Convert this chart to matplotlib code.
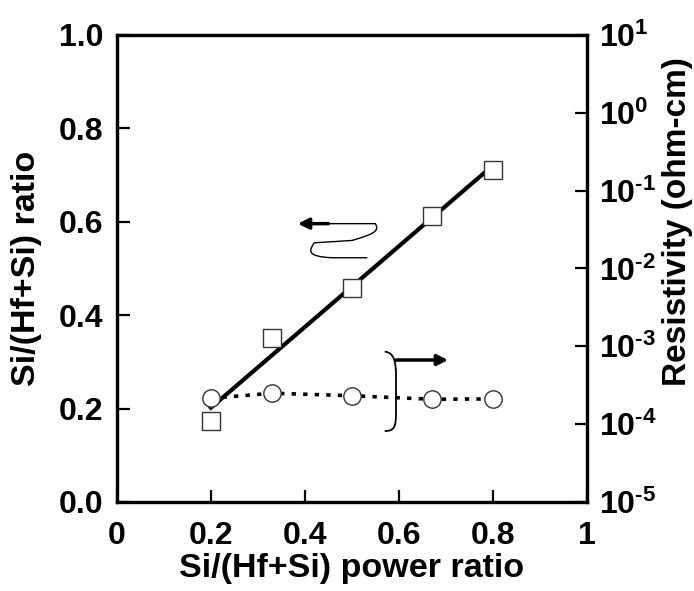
import numpy as np
import matplotlib
matplotlib.use('Agg')
import matplotlib.pyplot as plt
from matplotlib.path import Path
from matplotlib.patches import PathPatch

plt.rcParams['font.family'] = ['Liberation Sans', 'DejaVu Sans']
plt.rcParams['font.weight'] = 'bold'
plt.rcParams['mathtext.fontset'] = 'custom'
plt.rcParams['mathtext.bf'] = 'Liberation Sans:bold'
plt.rcParams['mathtext.rm'] = 'Liberation Sans:bold'

# data
power_ratio = [0.2, 0.33, 0.5, 0.67, 0.8]
si_ratio = [0.174, 0.351, 0.458, 0.612, 0.711]
resistivity = [2.15e-4, 2.5e-4, 2.32e-4, 2.09e-4, 2.11e-4]

x_ticks = [0, 0.2, 0.4, 0.6, 0.8, 1.0]
x_labels = ['0', '0.2', '0.4', '0.6', '0.8', '1']
y_ticks = [0.0, 0.2, 0.4, 0.6, 0.8, 1.0]
y_labels = ['0.0', '0.2', '0.4', '0.6', '0.8', '1.0']
r_exps = ['-5', '-4', '-3', '-2', '-1', '0', '1']

fig = plt.figure(figsize=(6.94, 5.91), dpi=100)
ax = fig.add_axes([0.1686, 0.1506, 0.8454 - 0.1686, 0.9408 - 0.1506])
ax2 = ax.twinx()

# linear fit through the squares
slope, icpt = np.polyfit(power_ratio, si_ratio, 1)
xf = np.array([power_ratio[0], power_ratio[-1]])
ax.plot(xf, slope * xf + icpt, color='black', lw=3, zorder=2)
ax.plot(power_ratio, si_ratio, ls='none', marker='s', ms=13, mfc='white',
        mec='#333333', mew=1.0, zorder=3)

ax2.plot(power_ratio, resistivity, color='black', lw=2.6,
         ls=(0, (1.2, 2.0)), zorder=2)
ax2.plot(power_ratio, resistivity, ls='none', marker='o', ms=12.5, mfc='white',
         mec='#333333', mew=1.0, zorder=3)

ax.set_xlim(0, 1)
ax.set_ylim(0, 1)
ax2.set_yscale('log')
ax2.set_ylim(1e-5, 1e1)

ax.set_xticks(x_ticks)
ax.set_xticklabels(x_labels)
ax.set_yticks(y_ticks)
ax.set_yticklabels(y_labels)
ax2.set_yticks([10.0 ** int(e) for e in r_exps])
ax2.set_yticklabels([r'$\mathbf{10^{\text{%s}}}$' % e for e in r_exps])
ax2.minorticks_off()

ax.tick_params(axis='both', direction='in', length=9, width=1.6,
               labelsize=23, top=False, right=False)
ax.tick_params(axis='y', pad=10)
ax.tick_params(axis='x', pad=14)
ax2.tick_params(axis='y', direction='in', length=9, width=1.6,
                labelsize=23, pad=9)

for a in (ax, ax2):
    for s in a.spines.values():
        s.set_linewidth(2.3)

ax.set_xlabel('Si/(Hf+Si) power ratio', fontsize=24.5, fontweight='bold', labelpad=1)
ax.set_ylabel('Si/(Hf+Si) ratio', fontsize=24.5, fontweight='bold')
ax.yaxis.set_label_coords(-0.16, 0.5)
ax2.set_ylabel('Resistivity (ohm-cm)', fontsize=24, fontweight='bold')
ax2.yaxis.set_label_coords(1.16, 0.60)

# S-shaped arrow pointing to the left axis
s_path = Path([(0.533, 0.523), (0.46, 0.523), (0.40, 0.525), (0.41, 0.54),
               (0.42, 0.555), (0.50, 0.56), (0.545, 0.573),
               (0.56, 0.58), (0.55, 0.596), (0.53, 0.596),
               (0.41, 0.596)],
              [Path.MOVETO, Path.LINETO, Path.CURVE4, Path.CURVE4,
               Path.CURVE4, Path.LINETO, Path.CURVE4,
               Path.CURVE4, Path.CURVE4, Path.LINETO,
               Path.LINETO])
ax.add_patch(PathPatch(s_path, fill=False, lw=1.0, color='black'))
ax.annotate('', xy=(0.385, 0.596), xytext=(0.45, 0.596),
            arrowprops=dict(arrowstyle='-|>', color='black', lw=2.5,
                            mutation_scale=16, shrinkA=0, shrinkB=0))

# bracket with arrow pointing to the right axis
b_path = Path([(0.57, 0.322), (0.59, 0.32), (0.594, 0.30), (0.594, 0.27),
               (0.594, 0.19), (0.594, 0.16), (0.59, 0.152), (0.57, 0.152)],
              [Path.MOVETO, Path.CURVE4, Path.CURVE4, Path.CURVE4,
               Path.LINETO, Path.CURVE4, Path.CURVE4, Path.CURVE4])
ax.add_patch(PathPatch(b_path, fill=False, lw=1.3, color='black'))
ax.annotate('', xy=(0.705, 0.304), xytext=(0.594, 0.304),
            arrowprops=dict(arrowstyle='-|>', color='black', lw=2.5,
                            mutation_scale=16, shrinkA=0, shrinkB=0))

fig.savefig('out.png', dpi=100)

+ + + + + + +

Without any pictures, reproduce the lines from the first one in the material through the line that has "from matplotlib.patches import PathPatch", exactly as they appear.

Convert this chart to matplotlib code.
import numpy as np
import matplotlib
matplotlib.use('Agg')
import matplotlib.pyplot as plt
from matplotlib.path import Path
from matplotlib.patches import PathPatch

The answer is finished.